ANXIAN, China China grappled with backed-up rivers and reservoirs in danger of collapse, along with looming storms that threatened Monday to compound damage from the country's worst earthquake in three decades.
Two weeks after the magnitude 7.9 earthquake centered in Sichuan province, the confirmed death toll rose to 65,080 with 23,150 people still missing, the Cabinet said. The government has said the final number of dead is expected to exceed 80,000.
Many of the disaster victims were children, prompting officials to clarify the country's strict one-child policy guidelines.
The Chengdu Population and Family Planning Committee in the capital of Sichuan province said Monday that families whose children was killed, severely injured or disabled in the quake can get a certificate to have another child.
Chen Xueyun's 8-year-old son, Weixi, was killed when the family's apartment in Qingchuan collapsed. Chen said he searched three days before finding the boy's body. He wears his son's blue plastic watch as a reminder.
Monday's announcement could offer some parents some hope, Chen said, after their grief subsides.
"If they are still sad and depressed, it's impossible to talk about another baby," he said. "But in the future, it could be quite helpful for them."

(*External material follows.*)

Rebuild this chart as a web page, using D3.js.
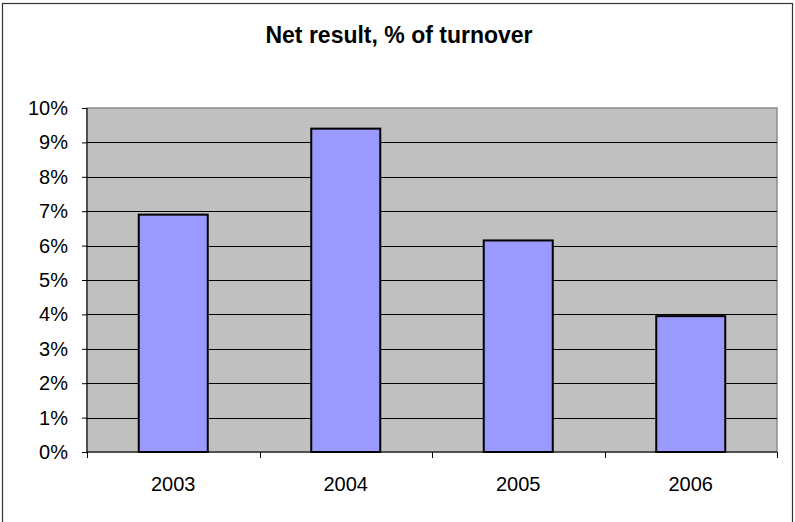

On Monday, 1,800 soldiers arrived on foot at the new Tangjiashan lake in Beichuan county to fight the flood risk, each carrying 22 pounds of explosives to blast through the debris, the official Xinhua News Agency said.
The lake is 2 miles upstream from the center of Beichuan county. Thousands of people who remained there after the initial earthquake have been evacuated in recent days as a precaution.
With weather clearing that had prevented helicopter flights, heavy equipment was also lifted in the area to help remove debris, state media reported.
But thunderstorms were forecast for parts of Sichuan later Monday and Tuesday, the China Meteorological Administration said, adding they "could increase the risks posed by river blockages in some quake-hit areas."
The rains were likely to put more pressure on dams and reservoirs weakened by the quake. The storms herald the start of the summer rainy season that accounts for more than 70 percent of the 2 feet of rain that falls on the area each year.
The backed-up lake is one of several dozen in Sichuan.
In An country, about 30 miles to the south of Beichuan, a landslide blocked the Chaping river, submerging Shuangdian village.